DATA LINES:
▽
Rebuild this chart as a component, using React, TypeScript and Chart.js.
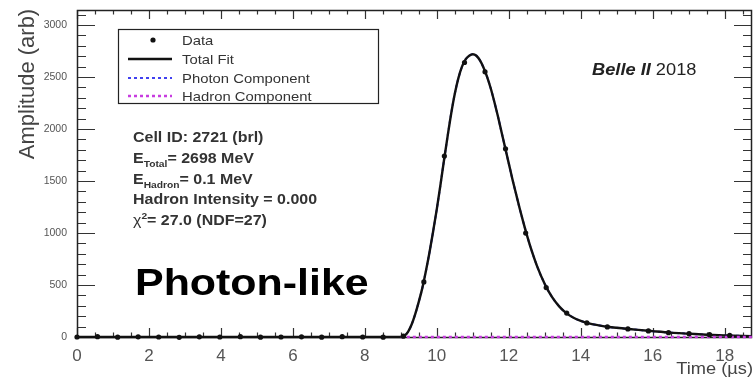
import React, { useEffect, useRef } from 'react';
import { Chart, registerables } from 'chart.js';

Chart.register(...registerables);

// ---- data ----
const sampleTime = [0, 0.57, 1.13, 1.7, 2.27, 2.84, 3.4, 3.97, 4.54, 5.1, 5.67, 6.24, 6.8, 7.37, 7.94, 8.51, 9.07, 9.64, 10.21, 10.77, 11.34, 11.91, 12.47, 13.04, 13.61, 14.17, 14.74, 15.31, 15.88, 16.44, 17.01, 17.58, 18.14];
const sampleAmp = [0, 3, -2, 2, 0, -3, 2, 0, 3, -2, 0, 2, -2, 3, 0, -2, 8, 530, 1740, 2640, 2550, 1810, 1000, 475, 230, 135, 97, 78, 58, 42, 32, 22, 15];

const fitTime = [0, 9.0, 9.1, 9.2, 9.3, 9.4, 9.5, 9.6, 9.7, 9.8, 9.9, 10.0, 10.1, 10.2, 10.3, 10.4, 10.5, 10.6, 10.7, 10.8, 10.9, 11.0, 11.1, 11.2, 11.3, 11.4, 11.5, 11.6, 11.7, 11.8, 11.9, 12.0, 12.1, 12.2, 12.3, 12.4, 12.5, 12.6, 12.8, 13.0, 13.2, 13.4, 13.6, 13.8, 14.0, 14.2, 14.5, 14.8, 15.2, 15.6, 16.0, 16.5, 17.0, 17.5, 18.0, 18.76];
const fitAmp = [0, 0, 12, 50, 120, 220, 340, 475, 640, 820, 1020, 1230, 1460, 1700, 1930, 2150, 2340, 2490, 2600, 2670, 2705, 2720, 2705, 2660, 2590, 2500, 2390, 2260, 2120, 1970, 1820, 1670, 1520, 1380, 1240, 1110, 985, 870, 670, 510, 385, 295, 230, 185, 155, 133, 112, 96, 82, 68, 56, 42, 32, 22, 15, 8];

// photon component equals the total fit here (hadron intensity 0)
const photonTime = fitTime;
const photonAmp = fitAmp;

const hadronTime = [9.0, 18.76];
const hadronAmp = [0, 0];

const xTickValues = [0, 2, 4, 6, 8, 10, 12, 14, 16, 18];
const yTickValues = [0, 500, 1000, 1500, 2000, 2500, 3000];
const xMinorStep = 0.5;
const yMinorStep = 100;
const xMajorStep = 2;
const yMajorStep = 500;

const legendLabels = ['Data', 'Total Fit', 'Photon Component', 'Hadron Component'];
const cellLine = 'Cell ID: 2721 (brl)';
const eTotalValue = '= 2698 MeV';
const eHadronValue = '= 0.1 MeV';
const intensityLine = 'Hadron Intensity = 0.000';
const chiValue = '= 27.0 (NDF=27)';

const FONT = '"Liberation Sans", Arial, Helvetica, sans-serif';
const SX = 1.14;

function drawText(ctx: CanvasRenderingContext2D, s: string, x: number, y: number, font: string, color: string, sx = SX, align: CanvasTextAlign = 'left'): number {
  ctx.save();
  ctx.font = font;
  const w = ctx.measureText(s).width * sx;
  ctx.translate(x, y);
  ctx.scale(sx, 1);
  ctx.fillStyle = color;
  ctx.textAlign = align;
  ctx.textBaseline = 'alphabetic';
  ctx.fillText(s, 0, 0);
  ctx.restore();
  return w;
}

const framePlugin = {
  id: 'frameTicks',
  beforeDatasetsDraw(chart: any) {
    const { ctx, chartArea: a, scales } = chart;
    const x = scales.x;
    const y = scales.y;
    ctx.save();
    ctx.strokeStyle = '#333';
    ctx.lineWidth = 1.2;
    const nx = Math.floor((x.max - x.min) / xMinorStep + 1e-6);
    for (let i = 0; i <= nx; i++) {
      const v = x.min + i * xMinorStep;
      const px = Math.round(x.getPixelForValue(v)) + 0.5;
      const major = Math.abs(v / xMajorStep - Math.round(v / xMajorStep)) < 1e-6;
      const len = major ? 9 : 4.5;
      ctx.beginPath();
      ctx.moveTo(px, a.bottom);
      ctx.lineTo(px, a.bottom - len);
      ctx.moveTo(px, a.top);
      ctx.lineTo(px, a.top + len);
      ctx.stroke();
    }
    const ny = Math.floor((y.max - y.min) / yMinorStep + 1e-6);
    for (let i = 0; i <= ny; i++) {
      const v = y.min + i * yMinorStep;
      const py = Math.round(y.getPixelForValue(v)) + 0.5;
      const major = Math.abs(v / yMajorStep - Math.round(v / yMajorStep)) < 1e-6;
      const len = major ? 18 : 9;
      ctx.beginPath();
      ctx.moveTo(a.left, py);
      ctx.lineTo(a.left + len, py);
      ctx.moveTo(a.right, py);
      ctx.lineTo(a.right - len, py);
      ctx.stroke();
    }
    ctx.strokeStyle = '#222';
    ctx.lineWidth = 1.5;
    ctx.strokeRect(a.left + 0.5, a.top + 0.5, a.right - a.left - 1, a.bottom - a.top);
    ctx.restore();
  },
  afterDraw(chart: any) {
    const { ctx } = chart;
    const ds = chart.data.datasets;
    ctx.save();
    ctx.strokeStyle = '#222';
    ctx.lineWidth = 1.2;
    ctx.strokeRect(118.5, 29.5, 260, 74);
    const rows = [40, 59, 78, 96];
    const lx0 = 128, lx1 = 172, tx = 182;
    ctx.fillStyle = ds[0].pointBackgroundColor;
    ctx.beginPath();
    ctx.arc(153, rows[0], 2.6, 0, Math.PI * 2);
    ctx.fill();
    const lineRows = [[2, rows[1]], [3, rows[2]], [1, rows[3]]];
    for (const [di, ry] of lineRows) {
      const d = ds[di as number];
      ctx.strokeStyle = d.borderColor;
      ctx.lineWidth = d.borderWidth;
      ctx.setLineDash(d.borderDash || []);
      ctx.beginPath();
      ctx.moveTo(lx0, ry as number);
      ctx.lineTo(lx1, ry as number);
      ctx.stroke();
    }
    ctx.setLineDash([]);
    legendLabels.forEach((s, i) => drawText(ctx, s, tx, rows[i] + 5, `13.5px ${FONT}`, '#333', 1.1));

    const bf = `bold 14px ${FONT}`;
    const sf = `bold 9px ${FONT}`;
    const col = '#333';
    const ix = 133;
    drawText(ctx, cellLine, ix, 142, bf, col);
    let w = drawText(ctx, 'E', ix, 163, bf, col);
    w += drawText(ctx, 'Total', ix + w, 167, sf, col);
    drawText(ctx, eTotalValue, ix + w, 163, bf, col);
    w = drawText(ctx, 'E', ix, 184, bf, col);
    w += drawText(ctx, 'Hadron', ix + w, 188, sf, col);
    drawText(ctx, eHadronValue, ix + w, 184, bf, col);
    drawText(ctx, intensityLine, ix, 204, bf, col);
    w = drawText(ctx, '\u03C7', ix, 225, `14px ${FONT}`, col);
    w += drawText(ctx, '2', ix + w, 219, sf, col);
    drawText(ctx, chiValue, ix + w, 225, bf, col);

    w = drawText(ctx, 'Belle II', 592, 75, `italic bold 16px ${FONT}`, '#222');
    drawText(ctx, ' 2018', 592 + w, 75, `16px ${FONT}`, '#222');

    drawText(ctx, 'Photon-like', 135, 295, `bold 37px ${FONT}`, '#000', 1.16);

    drawText(ctx, 'Time (\u00B5s)', 753, 374, `16px ${FONT}`, '#444', SX, 'right');
    ctx.save();
    ctx.translate(34, 84);
    ctx.rotate(-Math.PI / 2);
    ctx.font = `22px ${FONT}`;
    ctx.fillStyle = '#444';
    ctx.textAlign = 'center';
    ctx.textBaseline = 'alphabetic';
    ctx.fillText('Amplitude (arb)', 0, 0);
    ctx.restore();
    ctx.restore();
  },
};

export default function App() {
  const ref = useRef<HTMLCanvasElement | null>(null);
  useEffect(() => {
    if (!ref.current) return;
    const chart = new Chart(ref.current, {
      type: 'line',
      data: {
        datasets: [
          {
            label: legendLabels[0],
            data: sampleTime.map((t, i) => ({ x: t, y: sampleAmp[i] })),
            showLine: false,
            pointRadius: 2.6,
            pointBackgroundColor: '#111',
            pointBorderWidth: 0,
            borderColor: '#111',
            clip: 4,
          } as any,
          {
            label: legendLabels[3],
            data: hadronTime.map((t, i) => ({ x: t, y: hadronAmp[i] })),
            borderColor: '#c83ce0',
            borderWidth: 2.4,
            borderDash: [3, 3],
            pointRadius: 0,
            clip: 4,
          } as any,
          {
            label: legendLabels[1],
            data: fitTime.map((t, i) => ({ x: t, y: fitAmp[i] })),
            borderColor: '#111',
            borderWidth: 2.4,
            pointRadius: 0,
            cubicInterpolationMode: 'monotone',
            clip: 4,
          } as any,
          {
            label: legendLabels[2],
            data: photonTime.map((t, i) => ({ x: t, y: photonAmp[i] })),
            borderColor: '#4040f0',
            borderWidth: 2,
            borderDash: [3, 3],
            pointRadius: 0,
            cubicInterpolationMode: 'monotone',
            clip: 4,
          } as any,
        ],
      },
      options: {
        animation: false,
        responsive: false,
        layout: { padding: { top: 10, right: 0, left: 0, bottom: 0 } },
        plugins: { legend: { display: false }, tooltip: { enabled: false } },
        scales: {
          x: {
            type: 'linear',
            min: 0,
            max: 18.76,
            grid: { display: false },
            border: { display: false },
            afterBuildTicks: (s: any) => { s.ticks = xTickValues.map((v) => ({ value: v })); },
            afterFit: (s: any) => { s.height = 40; },
            ticks: { font: { family: FONT, size: 17 }, color: '#555', padding: 1, maxRotation: 0, autoSkip: false, callback: (v: any) => String(v) },
          },
          y: {
            type: 'linear',
            min: 0,
            max: 3145,
            grid: { display: false },
            border: { display: false },
            afterBuildTicks: (s: any) => { s.ticks = yTickValues.map((v) => ({ value: v })); },
            afterFit: (s: any) => { s.width = 77; },
            ticks: { font: { family: FONT, size: 10.5 }, color: '#555', padding: 2, autoSkip: false, callback: (v: any) => String(v) },
          },
        },
      },
      plugins: [framePlugin],
    });
    return () => chart.destroy();
  }, []);
  return (
    <div style={{ position: 'absolute', left: 0, top: 0, width: 756, height: 377, background: '#fff' }}>
      <canvas ref={ref} width={756} height={377} style={{ display: 'block' }} />
    </div>
  );
}
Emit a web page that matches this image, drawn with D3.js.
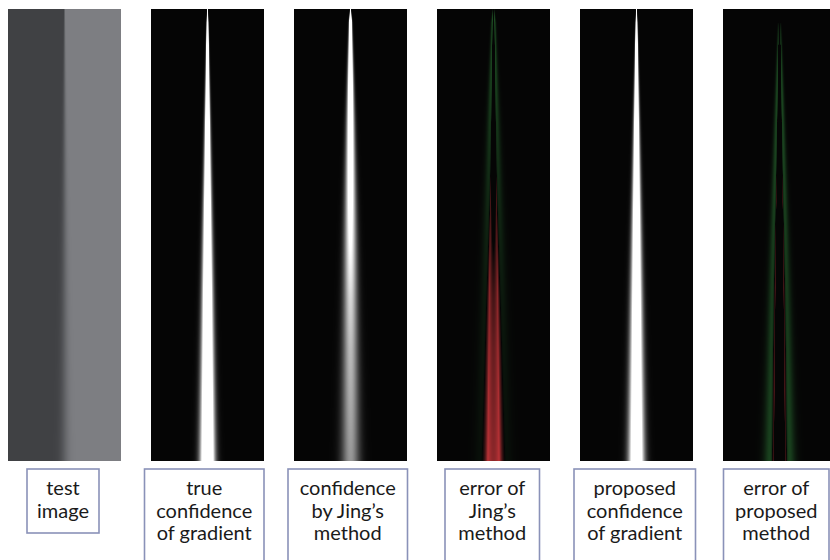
<!DOCTYPE html>
<html>
<head>
<meta charset="utf-8">
<script src="https://cdn.jsdelivr.net/npm/d3@7"></script>
<style>
  html, body { margin: 0; padding: 0; background: #fff; }
  svg { display: block; }
  .label { font-family: Lato, "Open Sans", sans-serif; font-size: 20px; fill: #1a1a1a; }
</style>
</head>
<body>
<script>
// Panel captions, one array of lines per panel
const captions = [
  ["test", "image"],
  ["true", "confidence", "of gradient"],
  ["confidence", "by Jing\u2019s", "method"],
  ["error of", "Jing\u2019s", "method"],
  ["proposed", "confidence", "of gradient"],
  ["error of", "proposed", "method"]
];

// Row positions (0 = top of panel, 1 = bottom) where the edge profile is sampled
const rowT = [0, 0.03, 0.25, 0.5, 0.64, 0.75, 1];

// Edge blur (px) of the test image and the true gradient confidence
const trueSigma = [0.25, 0.6, 1.7, 2.9, 3.5, 3.9, 4.8];
const trueGain  = [2, 2, 2, 2, 2, 2, 2];

// Confidence estimated by Jing's method
const jingSigma = [0.3, 0.95, 2.6, 4.1, 4.8, 5.3, 6.4];
const jingGain  = [2, 2, 1.45, 1.05, 0.84, 0.73, 0.58];

// Proposed confidence of gradient
const propSigma = [0.25, 0.6, 1.8, 3.1, 3.75, 4.2, 5.2];
const propGain  = [2, 2, 1.85, 1.75, 1.72, 1.7, 1.7];

// Grey levels either side of the step edge in the test image
const darkSide  = [64, 65, 68];
const lightSide = [125, 126, 130];

const W = 830, H = 560;
const panelW = 113, panelH = 452, panelTop = 9;

const svg = d3.select("body").append("svg")
  .attr("width", W).attr("height", H);

// Horizontal placement of the six panels and their caption boxes
const panelX = d3.scalePoint().domain(d3.range(6)).range([8, 723]);
const boxes = [
  [27, 99, 533], [144.5, 264, 563], [288, 407.5, 563],
  [445, 539.5, 563], [574, 695.5, 563], [723.5, 829, 563]
];

const sigmaT = d3.scaleLinear().domain(rowT).range(trueSigma).clamp(true);
const gainT  = d3.scaleLinear().domain(rowT).range(trueGain).clamp(true);
const sigmaJ = d3.scaleLinear().domain(rowT).range(jingSigma).clamp(true);
const gainJ  = d3.scaleLinear().domain(rowT).range(jingGain).clamp(true);
const sigmaP = d3.scaleLinear().domain(rowT).range(propSigma).clamp(true);
const gainP  = d3.scaleLinear().domain(rowT).range(propGain).clamp(true);
const rowScale = d3.scaleLinear().domain([0, panelH]).range([0, 1]);

function erf(x) {
  const s = Math.sign(x); x = Math.abs(x);
  const t = 1 / (1 + 0.3275911 * x);
  const y = 1 - (((((1.061405429 * t - 1.453152027) * t) + 1.421413741) * t - 0.284496736) * t + 0.254829592) * t * Math.exp(-x * x);
  return s * y;
}
const profile = (dx, g, s) => Math.min(1, g * Math.exp(-dx * dx / (2 * s * s)));

const centre = 56;
const BG = 5;
const redTint = [220, 55, 60], greenTint = [50, 150, 62];
// error display per error panel: [red gain, red gamma, green gain, green gamma]
const errScale = { errJing: [1.3, 0.8, 0.45, 0.6], errProp: [2.0, 0.6, 5.5, 0.6] };

function renderPanel(kind) {
  const cv = document.createElement("canvas");
  cv.width = panelW; cv.height = panelH;
  const ctx = cv.getContext("2d");
  const img = ctx.createImageData(panelW, panelH);
  for (let r = 0; r < panelH; r++) {
    const t = rowScale(r + 0.5);
    const sT = sigmaT(t), gT = gainT(t);
    for (let c = 0; c < panelW; c++) {
      const dx = c - centre;
      let R, G, B;
      if (kind === "test") {
        const f = 0.5 * (1 + erf(dx / (Math.SQRT2 * sT)));
        R = darkSide[0] + (lightSide[0] - darkSide[0]) * f;
        G = darkSide[1] + (lightSide[1] - darkSide[1]) * f;
        B = darkSide[2] + (lightSide[2] - darkSide[2]) * f;
      } else if (kind === "true" || kind === "jing" || kind === "prop") {
        const v = kind === "true" ? profile(dx, gT, sT)
                : kind === "jing" ? profile(dx, gainJ(t), sigmaJ(t))
                : profile(dx, gainP(t), sigmaP(t));
        R = G = B = BG + (255 - BG) * v;
      } else {
        const ref = profile(dx, gT, sT);
        const est = kind === "errJing" ? profile(dx, gainJ(t), sigmaJ(t))
                                       : profile(dx, gainP(t), sigmaP(t));
        const e = ref - est;
        const [kr, pr, kg, pg] = errScale[kind];
        const red = Math.min(1, Math.pow(Math.max(0, e) * kr, pr));
        const grn = Math.min(1, Math.pow(Math.max(0, -e) * kg, pg));
        R = BG + red * redTint[0] + grn * greenTint[0];
        G = BG + red * redTint[1] + grn * greenTint[1];
        B = BG + red * redTint[2] + grn * greenTint[2];
      }
      const i = (r * panelW + c) * 4;
      img.data[i] = R; img.data[i + 1] = G; img.data[i + 2] = B; img.data[i + 3] = 255;
    }
  }
  ctx.putImageData(img, 0, 0);
  return cv.toDataURL();
}

const kinds = ["test", "true", "jing", "errJing", "prop", "errProp"];

svg.selectAll("image.panel")
  .data(kinds)
  .join("image")
  .attr("class", "panel")
  .attr("x", (d, i) => panelX(i))
  .attr("y", panelTop)
  .attr("width", panelW)
  .attr("height", panelH)
  .attr("preserveAspectRatio", "none")
  .attr("href", d => renderPanel(d));

// Caption boxes
svg.selectAll("rect.box")
  .data(boxes)
  .join("rect")
  .attr("class", "box")
  .attr("x", d => d[0])
  .attr("y", 469)
  .attr("width", d => d[1] - d[0])
  .attr("height", d => d[2] - 469)
  .attr("fill", "#fff")
  .attr("stroke", "#8a92b8")
  .attr("stroke-width", 1.6);

const lineStep = 22.5, firstBaseline = 495;
const g = svg.selectAll("g.caption")
  .data(captions)
  .join("g")
  .attr("class", "caption")
  .attr("transform", (d, i) => `translate(${(boxes[i][0] + boxes[i][1]) / 2},0)`);

g.selectAll("text")
  .data(d => d)
  .join("text")
  .attr("class", "label")
  .attr("text-anchor", "middle")
  .attr("y", (d, j) => firstBaseline + j * lineStep)
  .text(d => d);
</script>
</body>
</html>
△
Only the lines from the start of the entries above to the line containing "Chart.register(...registerables);" are to be given again, exactly and with both ends included; pictures are excluded.

Rebuild this chart as a component, using React, TypeScript and Chart.js.
import React, { useEffect, useRef } from 'react';
import { Chart, registerables } from 'chart.js';

Chart.register(...registerables);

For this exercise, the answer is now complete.